On the command line, run the following on your file:

pdal info yourfile.las

PDAL will read your file and print a JSON report of statistics calculated over the file and its attributes. It has to read the whole file, so it might take a little time (my laptop took about 6 minutes on a tile of AHN2 data). Once it prints, scroll through the output and look for the section on "Classification." Zero in the LAS file specification means that a point was never classified. If the minimum value for Classification is zero, you've got at least some unclassified points in this cloud (as was the case for AHN1 and AHN2 point clouds when I tried it, with all points unclassified):

unclassed report

Conversely, if you've got values other than zero, you've got a classed point cloud (as was the case for AHN3 when I tried it):

classed report

If you've got an unclassified point cloud, no worries: you can use PDAL to classify points as ground, vegetation, etc., according to various algorithms PDAL comes prepared with. To get just ground points using default settings (class 1 "unclassified" points will remain too), use this command:

pdal ground -i myfile.laz -o myfile_ground.laz

Above, the -i flag simply indicates that the next thing is the (path to) the input file, while the -o flag indicates that the next thing is the (path to) the output file.

This is relatively computationally heavy!

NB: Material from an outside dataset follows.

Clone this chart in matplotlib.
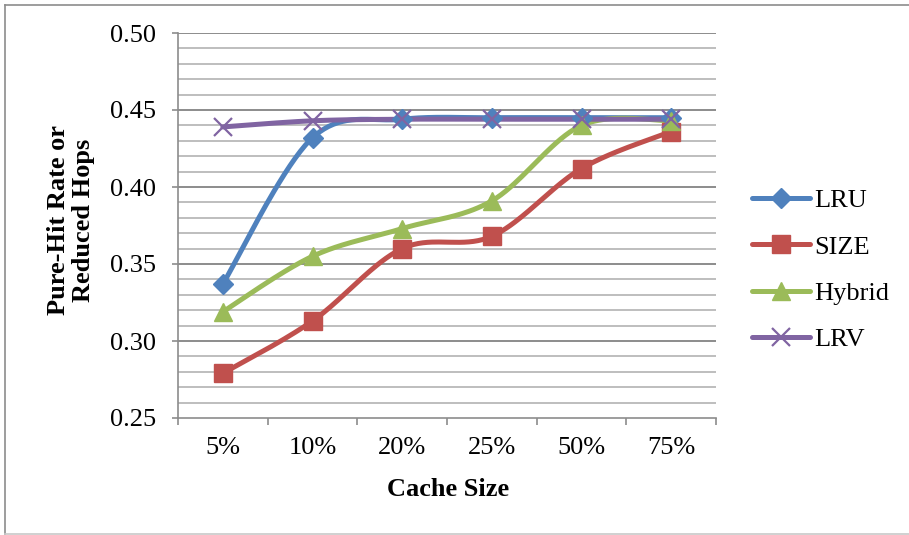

Don't do much else with your computer while this is running. On my machine, a tile of AHN2 LAZ data took about 30 minutes.

For our purposes here, this is good enough, but note that this is not fool-proof; the algorithms aren't perfect. There's more detail about how you can tune them for even more accurate output here.

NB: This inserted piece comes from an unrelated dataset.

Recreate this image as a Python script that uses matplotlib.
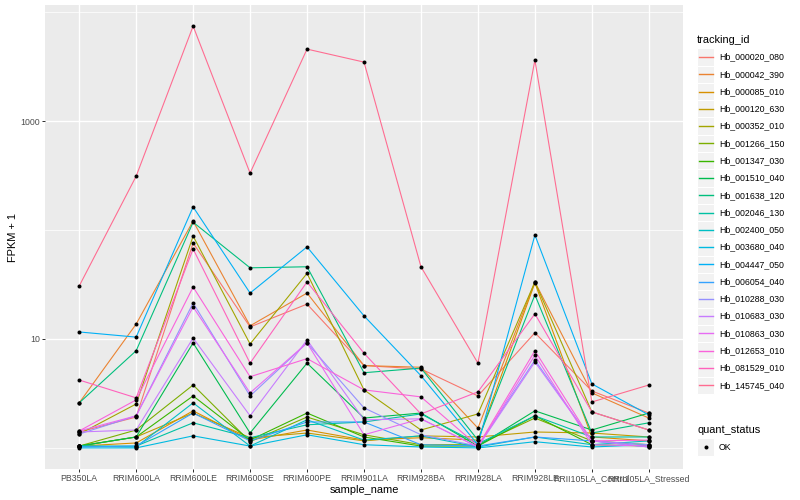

What to do if you run out of memory

As mentioned above, running the ground classification PDAL tool is a relatively computationally heavy task. In desktop computing terms, the amount of RAM memory required is relatively high. Consequently, you might find that running the tool on a tile of AHN LiDAR might fail with an error message like "bad allocation," or "insufficient memory," and could happen some time (e.g., an hour) into the process. This depends on how much RAM your computer has available at the time of running the tool. My Ubuntu computer, for example, has 16 GB of RAM, and completed the task after using up all the available RAM, plus extra swap space. If your computer has a smaller amount of RAM, say 8 or 4 GB, calculating ground this way on a tile of AHN2 may overwhelm your system. But there are solutions to this problem!

1. Increase your virtual memory space

Virtual memory is persistent storage space (e.g., hard disk space), used as if it were working memory (i.e., random-access memory, RAM), typically when working memory is full. It is generally much slower to use virtual memory, but at least your programs don't crash. Different operating systems handle virtual memory differently:

Linux systems (e.g., Ubuntu) use a "swap" space of a defined size.
Windows 10 uses a "paging" file of a defined size.
Mac OS X allocates virtual memory automatically, as necessary (unless you turn this feature off).

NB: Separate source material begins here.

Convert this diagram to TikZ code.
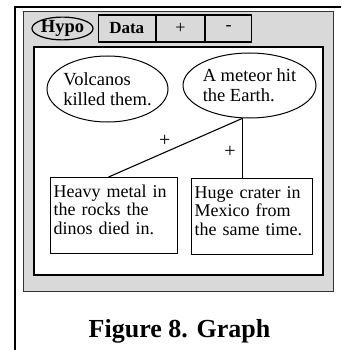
\documentclass[tikz,border=0pt]{standalone}
\usepackage{fontspec}
\setmainfont{Liberation Serif}
\usetikzlibrary{shapes.geometric,positioning}
\definecolor{panelgray}{RGB}{217,217,217}
\begin{document}
\begin{tikzpicture}
[
    x=1pt, y=-1pt,
    every node/.style={font=\fontsize{18}{20}\selectfont},
    tab/.style={draw, fill=panelgray, line width=1.2pt, minimum height=27pt, inner sep=0pt},
    claim/.style={draw, ellipse, line width=1pt, align=left, inner xsep=-2pt, inner ysep=0pt,
        font=\fontsize{18.5}{20}\selectfont},
    evidence/.style={draw, rectangle, line width=1.2pt, align=left, inner sep=3pt,
        text height=16.5pt, text depth=53.5pt, anchor=north west, font=\fontsize{18}{18.7}\selectfont},
    link/.style={line width=1.1pt}
]
    \useasboundingbox (0,0) rectangle (341,350);

    % frame and panel
    \draw[line width=2pt] (15,350) -- (15,7) -- (341,7);
    \draw[fill=panelgray, draw=black!80, line width=1pt] (23,12) rectangle (333,291);
    \draw[fill=white, line width=1.5pt] (34,47) rectangle (323,275);

    % tabs
    \node [draw, ellipse, fill=panelgray, line width=1.2pt, inner sep=0pt,
        minimum width=59pt, minimum height=21pt, font=\bfseries\fontsize{18.5}{18}\selectfont]
        (hypo) at (62.5,28.5) {Hypo};
    \node [tab, minimum width=57pt, font=\bfseries\fontsize{17}{18}\selectfont, right=4pt of hypo] (data) {Data};
    \node [tab, minimum width=48pt, right=0pt of data] (plus) {+};
    \node [tab, minimum width=46pt, right=0pt of plus] (minus) {-};

    % graph
    \node [claim, minimum width=121pt, minimum height=66pt] (volcano) at (107.5,89)
        {Volcanos\\killed them.};
    \node [claim, minimum width=133pt, minimum height=65pt] (meteor) at (249.5,85.5)
        {A meteor hit\\the Earth.};
    \node [evidence, text width=121pt] (metal) at (50,177)
        {Heavy metal in\\the rocks the\\dinos died in.};
    \node [evidence, text width=115pt] (crater) at (191,178)
        {Huge crater in\\Mexico from\\the same time.};

    \coordinate (fork) at (meteor.258);
    \draw [link] (fork) -- node[pos=.58, above=2pt, font=\fontsize{20}{20}\selectfont] {+} ([xshift=-5.5pt]metal.north);
    \draw [link] (fork) -- node[pos=.57, left=3pt, font=\fontsize{20}{20}\selectfont] {+} (fork |- crater.north);

    \node [font=\bfseries\fontsize{26}{30}\selectfont, anchor=base] (caption) at (179.5,337)
        {Figure 8. Graph};
\end{tikzpicture}
\end{document}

If you're running out of memory on either Windows or Linux, the first thing to do is to try increasing the amount of virtual memory allocated:

On Windows, follow this tutorial to increase your paging file size.
On Ubuntu 20.04, follow this tutorial to increase your swap size.

Then try running the PDAL ground tool again.

2. Tile your LiDAR data into smaller files

If adding more virtual memory doesn't work, you're simply trying to do more than your system can handle. So another solution is to break the work down into smaller pieces and do them in sequence.

PDAL offers lots of LiDAR handling tools, including one to partition a LAS dataset into smaller tiles. We'll use another pipeline to split our AHN LiDAR file up, with this pipeline JSON file:

{
  "pipeline": [
    "/home/paulo/Downloads/LiDARData/AHN2/g69az2.laz",
    {
      "type": "filters.splitter",
      "length": "2000"
    },
    {
      "type": "writers.las",
      "filename": "/home/paulo/Downloads/LiDARData/AHN2/tile_#.las"
    }
  ]
}

Above, we've defined a splitter filter that will make tiles as large as 2000 units (meters in our AHN LiDAR files) to a side. I chose tiles at 2000 m wide arbitrarily, because it would result in at least quartering the AHN tiles—feel free to try different sizes. There will be multiple output LAS files, and we write the output path with a # symbol, which will get replaced by 1, 2, 3, etc. As before, edit the file paths to reflect your own locations.

Then run:

pdal pipeline splittingpipeline.json

Afterward, you run the ground classification tool described above on each of those tiles, in sequence.

And to finish, you merge however many smaller, ground-classified tiles back together with another pipeline:

{
  "pipeline": [
    "/home/paulo/Downloads/LiDARData/AHN2/ground_tile_1.las",
    "/home/paulo/Downloads/LiDARData/AHN2/ground_tile_2.las",
    "/home/paulo/Downloads/LiDARData/AHN2/ground_tile_3.las",
    "/home/paulo/Downloads/LiDARData/AHN2/ground_tile_4.las",
    {
      "type": "filters.merge"
    },
    "/home/paulo/Downloads/LiDARData/AHN2/ground_whole.las"
  ]
}

This tiling method likely introduces edge effects, where processing produces different results at the edge of the dataset than it would if the dataset weren't split up (i.e., if the various nodata areas corresponding to the outer limits of the dataset actually contained valid data). To mitigate those effects, the splitting tool can be used to make tiles that overlap each other by a defined distance, and a point-by-point comparison operation could be used when merging overlapping tiles back together—but for this tutorial, we'll skip the analysis involved in that.